Exercise details »
All of the lines below are to be printed again exactly; images are excluded from the output.

Information shown »
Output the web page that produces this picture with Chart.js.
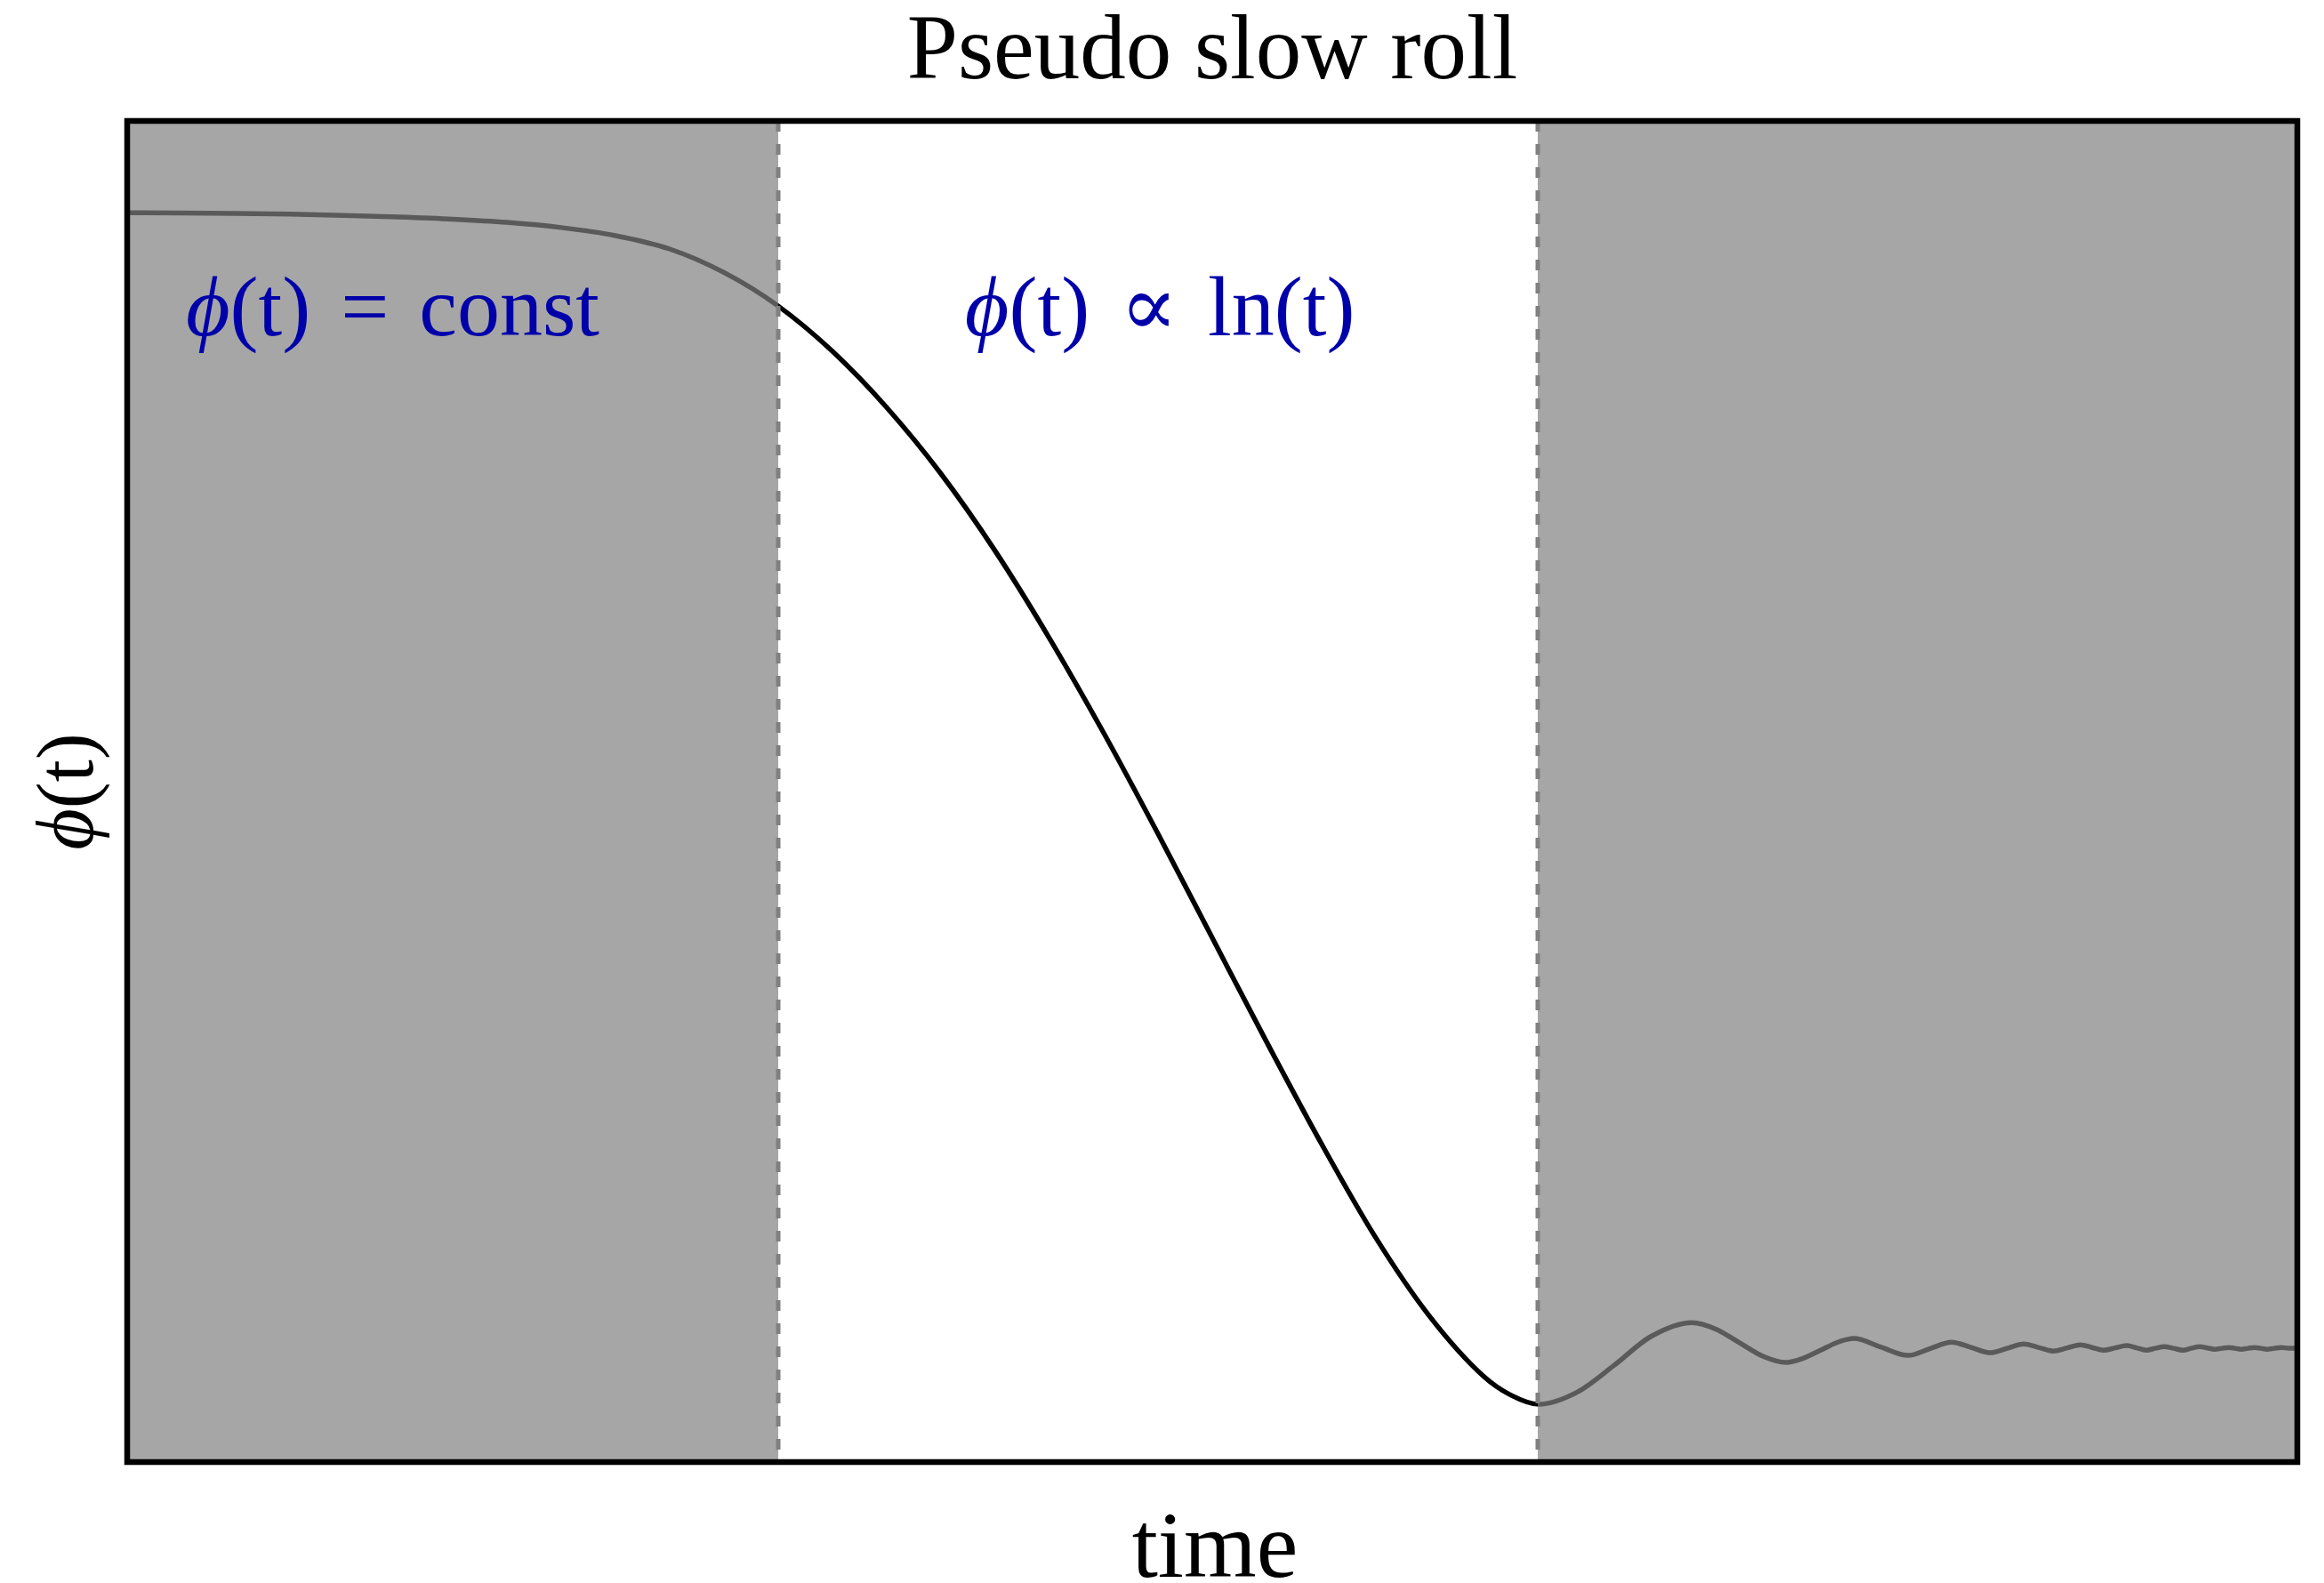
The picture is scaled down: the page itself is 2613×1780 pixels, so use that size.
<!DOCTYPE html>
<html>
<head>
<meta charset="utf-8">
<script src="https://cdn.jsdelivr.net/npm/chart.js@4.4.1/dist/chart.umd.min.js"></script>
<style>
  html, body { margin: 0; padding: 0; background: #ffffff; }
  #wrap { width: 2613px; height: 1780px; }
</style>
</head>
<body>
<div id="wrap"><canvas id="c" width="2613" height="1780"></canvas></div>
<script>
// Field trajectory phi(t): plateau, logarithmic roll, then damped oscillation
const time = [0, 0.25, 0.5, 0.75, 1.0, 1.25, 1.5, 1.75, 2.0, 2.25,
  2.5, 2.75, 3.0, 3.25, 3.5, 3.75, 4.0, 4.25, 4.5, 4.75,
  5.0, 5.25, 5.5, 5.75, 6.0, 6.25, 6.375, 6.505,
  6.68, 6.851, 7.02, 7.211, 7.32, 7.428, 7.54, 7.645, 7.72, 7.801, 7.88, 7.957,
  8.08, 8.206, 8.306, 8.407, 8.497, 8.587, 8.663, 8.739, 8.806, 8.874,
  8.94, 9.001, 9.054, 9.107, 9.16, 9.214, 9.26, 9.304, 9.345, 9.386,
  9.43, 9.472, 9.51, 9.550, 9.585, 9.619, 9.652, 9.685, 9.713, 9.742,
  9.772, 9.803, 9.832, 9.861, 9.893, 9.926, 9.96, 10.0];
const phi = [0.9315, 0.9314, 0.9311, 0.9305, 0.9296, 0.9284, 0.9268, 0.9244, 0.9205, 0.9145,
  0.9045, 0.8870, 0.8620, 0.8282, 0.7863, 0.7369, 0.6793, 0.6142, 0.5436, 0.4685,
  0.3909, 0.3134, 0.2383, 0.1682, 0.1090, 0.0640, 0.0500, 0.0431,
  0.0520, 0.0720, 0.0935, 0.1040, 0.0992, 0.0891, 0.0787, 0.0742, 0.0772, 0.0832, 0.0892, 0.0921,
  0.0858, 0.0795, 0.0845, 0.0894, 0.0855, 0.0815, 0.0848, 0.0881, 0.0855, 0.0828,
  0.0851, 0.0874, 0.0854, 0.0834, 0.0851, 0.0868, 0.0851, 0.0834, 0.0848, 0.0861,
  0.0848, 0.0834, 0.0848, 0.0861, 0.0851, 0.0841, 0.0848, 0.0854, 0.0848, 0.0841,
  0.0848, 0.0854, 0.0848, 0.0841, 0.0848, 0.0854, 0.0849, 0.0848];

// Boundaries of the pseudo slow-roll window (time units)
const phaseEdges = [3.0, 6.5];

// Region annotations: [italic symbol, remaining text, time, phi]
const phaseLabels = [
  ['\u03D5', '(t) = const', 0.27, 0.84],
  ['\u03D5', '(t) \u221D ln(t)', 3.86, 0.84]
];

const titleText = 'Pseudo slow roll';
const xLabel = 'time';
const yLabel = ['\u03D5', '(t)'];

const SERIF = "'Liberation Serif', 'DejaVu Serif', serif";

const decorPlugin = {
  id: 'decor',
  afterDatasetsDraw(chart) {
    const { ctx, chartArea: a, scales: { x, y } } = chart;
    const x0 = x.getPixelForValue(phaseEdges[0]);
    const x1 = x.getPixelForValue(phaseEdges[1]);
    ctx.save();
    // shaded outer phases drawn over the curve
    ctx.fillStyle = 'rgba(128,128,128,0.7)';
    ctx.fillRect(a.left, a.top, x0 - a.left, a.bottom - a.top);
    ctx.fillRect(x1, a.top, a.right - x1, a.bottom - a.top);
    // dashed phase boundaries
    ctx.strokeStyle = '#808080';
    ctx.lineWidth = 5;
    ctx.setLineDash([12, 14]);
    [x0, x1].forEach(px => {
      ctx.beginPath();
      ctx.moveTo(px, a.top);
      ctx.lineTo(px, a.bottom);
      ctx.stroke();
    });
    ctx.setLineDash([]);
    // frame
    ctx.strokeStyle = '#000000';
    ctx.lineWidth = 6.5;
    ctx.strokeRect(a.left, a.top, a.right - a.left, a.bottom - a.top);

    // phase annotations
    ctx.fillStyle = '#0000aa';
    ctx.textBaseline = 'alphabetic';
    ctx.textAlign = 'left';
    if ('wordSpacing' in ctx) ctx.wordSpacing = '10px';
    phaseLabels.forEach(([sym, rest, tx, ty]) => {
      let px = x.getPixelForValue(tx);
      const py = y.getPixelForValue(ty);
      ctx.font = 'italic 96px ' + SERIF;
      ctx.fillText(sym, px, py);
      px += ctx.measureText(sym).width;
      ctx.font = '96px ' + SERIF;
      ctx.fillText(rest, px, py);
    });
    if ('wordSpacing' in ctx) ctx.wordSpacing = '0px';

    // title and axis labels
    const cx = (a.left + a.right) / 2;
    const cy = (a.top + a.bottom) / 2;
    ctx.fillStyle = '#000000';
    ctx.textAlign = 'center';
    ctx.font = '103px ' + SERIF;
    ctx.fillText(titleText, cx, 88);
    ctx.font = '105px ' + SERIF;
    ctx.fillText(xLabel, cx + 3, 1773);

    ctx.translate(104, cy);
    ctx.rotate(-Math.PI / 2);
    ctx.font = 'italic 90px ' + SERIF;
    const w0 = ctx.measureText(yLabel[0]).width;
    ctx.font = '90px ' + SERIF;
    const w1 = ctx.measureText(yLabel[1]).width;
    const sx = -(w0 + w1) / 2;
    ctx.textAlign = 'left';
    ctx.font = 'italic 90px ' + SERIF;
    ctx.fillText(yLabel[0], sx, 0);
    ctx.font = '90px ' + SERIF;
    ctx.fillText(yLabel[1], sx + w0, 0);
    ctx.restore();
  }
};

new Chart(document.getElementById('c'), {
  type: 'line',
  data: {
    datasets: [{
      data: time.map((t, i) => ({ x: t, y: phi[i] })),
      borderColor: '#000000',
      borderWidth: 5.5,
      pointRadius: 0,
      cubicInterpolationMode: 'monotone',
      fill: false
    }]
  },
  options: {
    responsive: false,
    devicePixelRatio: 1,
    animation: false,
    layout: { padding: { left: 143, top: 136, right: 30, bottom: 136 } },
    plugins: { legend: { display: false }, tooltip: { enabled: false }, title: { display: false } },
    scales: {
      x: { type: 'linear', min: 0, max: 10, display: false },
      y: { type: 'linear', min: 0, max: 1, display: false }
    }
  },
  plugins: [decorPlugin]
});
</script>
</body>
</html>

Reply to the exercise »
Output the web page that produces this picture with Chart.js.
The picture is scaled down: the page itself is 2613×1780 pixels, so use that size.
<!DOCTYPE html>
<html>
<head>
<meta charset="utf-8">
<script src="https://cdn.jsdelivr.net/npm/chart.js@4.4.1/dist/chart.umd.min.js"></script>
<style>
  html, body { margin: 0; padding: 0; background: #ffffff; }
  #wrap { width: 2613px; height: 1780px; }
</style>
</head>
<body>
<div id="wrap"><canvas id="c" width="2613" height="1780"></canvas></div>
<script>
// Field trajectory phi(t): plateau, logarithmic roll, then damped oscillation
const time = [0, 0.25, 0.5, 0.75, 1.0, 1.25, 1.5, 1.75, 2.0, 2.25,
  2.5, 2.75, 3.0, 3.25, 3.5, 3.75, 4.0, 4.25, 4.5, 4.75,
  5.0, 5.25, 5.5, 5.75, 6.0, 6.25, 6.375, 6.505,
  6.68, 6.851, 7.02, 7.211, 7.32, 7.428, 7.54, 7.645, 7.72, 7.801, 7.88, 7.957,
  8.08, 8.206, 8.306, 8.407, 8.497, 8.587, 8.663, 8.739, 8.806, 8.874,
  8.94, 9.001, 9.054, 9.107, 9.16, 9.214, 9.26, 9.304, 9.345, 9.386,
  9.43, 9.472, 9.51, 9.550, 9.585, 9.619, 9.652, 9.685, 9.713, 9.742,
  9.772, 9.803, 9.832, 9.861, 9.893, 9.926, 9.96, 10.0];
const phi = [0.9315, 0.9314, 0.9311, 0.9305, 0.9296, 0.9284, 0.9268, 0.9244, 0.9205, 0.9145,
  0.9045, 0.8870, 0.8620, 0.8282, 0.7863, 0.7369, 0.6793, 0.6142, 0.5436, 0.4685,
  0.3909, 0.3134, 0.2383, 0.1682, 0.1090, 0.0640, 0.0500, 0.0431,
  0.0520, 0.0720, 0.0935, 0.1040, 0.0992, 0.0891, 0.0787, 0.0742, 0.0772, 0.0832, 0.0892, 0.0921,
  0.0858, 0.0795, 0.0845, 0.0894, 0.0855, 0.0815, 0.0848, 0.0881, 0.0855, 0.0828,
  0.0851, 0.0874, 0.0854, 0.0834, 0.0851, 0.0868, 0.0851, 0.0834, 0.0848, 0.0861,
  0.0848, 0.0834, 0.0848, 0.0861, 0.0851, 0.0841, 0.0848, 0.0854, 0.0848, 0.0841,
  0.0848, 0.0854, 0.0848, 0.0841, 0.0848, 0.0854, 0.0849, 0.0848];

// Boundaries of the pseudo slow-roll window (time units)
const phaseEdges = [3.0, 6.5];

// Region annotations: [italic symbol, remaining text, time, phi]
const phaseLabels = [
  ['\u03D5', '(t) = const', 0.27, 0.84],
  ['\u03D5', '(t) \u221D ln(t)', 3.86, 0.84]
];

const titleText = 'Pseudo slow roll';
const xLabel = 'time';
const yLabel = ['\u03D5', '(t)'];

const SERIF = "'Liberation Serif', 'DejaVu Serif', serif";

const decorPlugin = {
  id: 'decor',
  afterDatasetsDraw(chart) {
    const { ctx, chartArea: a, scales: { x, y } } = chart;
    const x0 = x.getPixelForValue(phaseEdges[0]);
    const x1 = x.getPixelForValue(phaseEdges[1]);
    ctx.save();
    // shaded outer phases drawn over the curve
    ctx.fillStyle = 'rgba(128,128,128,0.7)';
    ctx.fillRect(a.left, a.top, x0 - a.left, a.bottom - a.top);
    ctx.fillRect(x1, a.top, a.right - x1, a.bottom - a.top);
    // dashed phase boundaries
    ctx.strokeStyle = '#808080';
    ctx.lineWidth = 5;
    ctx.setLineDash([12, 14]);
    [x0, x1].forEach(px => {
      ctx.beginPath();
      ctx.moveTo(px, a.top);
      ctx.lineTo(px, a.bottom);
      ctx.stroke();
    });
    ctx.setLineDash([]);
    // frame
    ctx.strokeStyle = '#000000';
    ctx.lineWidth = 6.5;
    ctx.strokeRect(a.left, a.top, a.right - a.left, a.bottom - a.top);

    // phase annotations
    ctx.fillStyle = '#0000aa';
    ctx.textBaseline = 'alphabetic';
    ctx.textAlign = 'left';
    if ('wordSpacing' in ctx) ctx.wordSpacing = '10px';
    phaseLabels.forEach(([sym, rest, tx, ty]) => {
      let px = x.getPixelForValue(tx);
      const py = y.getPixelForValue(ty);
      ctx.font = 'italic 96px ' + SERIF;
      ctx.fillText(sym, px, py);
      px += ctx.measureText(sym).width;
      ctx.font = '96px ' + SERIF;
      ctx.fillText(rest, px, py);
    });
    if ('wordSpacing' in ctx) ctx.wordSpacing = '0px';

    // title and axis labels
    const cx = (a.left + a.right) / 2;
    const cy = (a.top + a.bottom) / 2;
    ctx.fillStyle = '#000000';
    ctx.textAlign = 'center';
    ctx.font = '103px ' + SERIF;
    ctx.fillText(titleText, cx, 88);
    ctx.font = '105px ' + SERIF;
    ctx.fillText(xLabel, cx + 3, 1773);

    ctx.translate(104, cy);
    ctx.rotate(-Math.PI / 2);
    ctx.font = 'italic 90px ' + SERIF;
    const w0 = ctx.measureText(yLabel[0]).width;
    ctx.font = '90px ' + SERIF;
    const w1 = ctx.measureText(yLabel[1]).width;
    const sx = -(w0 + w1) / 2;
    ctx.textAlign = 'left';
    ctx.font = 'italic 90px ' + SERIF;
    ctx.fillText(yLabel[0], sx, 0);
    ctx.font = '90px ' + SERIF;
    ctx.fillText(yLabel[1], sx + w0, 0);
    ctx.restore();
  }
};

new Chart(document.getElementById('c'), {
  type: 'line',
  data: {
    datasets: [{
      data: time.map((t, i) => ({ x: t, y: phi[i] })),
      borderColor: '#000000',
      borderWidth: 5.5,
      pointRadius: 0,
      cubicInterpolationMode: 'monotone',
      fill: false
    }]
  },
  options: {
    responsive: false,
    devicePixelRatio: 1,
    animation: false,
    layout: { padding: { left: 143, top: 136, right: 30, bottom: 136 } },
    plugins: { legend: { display: false }, tooltip: { enabled: false }, title: { display: false } },
    scales: {
      x: { type: 'linear', min: 0, max: 10, display: false },
      y: { type: 'linear', min: 0, max: 1, display: false }
    }
  },
  plugins: [decorPlugin]
});
</script>
</body>
</html>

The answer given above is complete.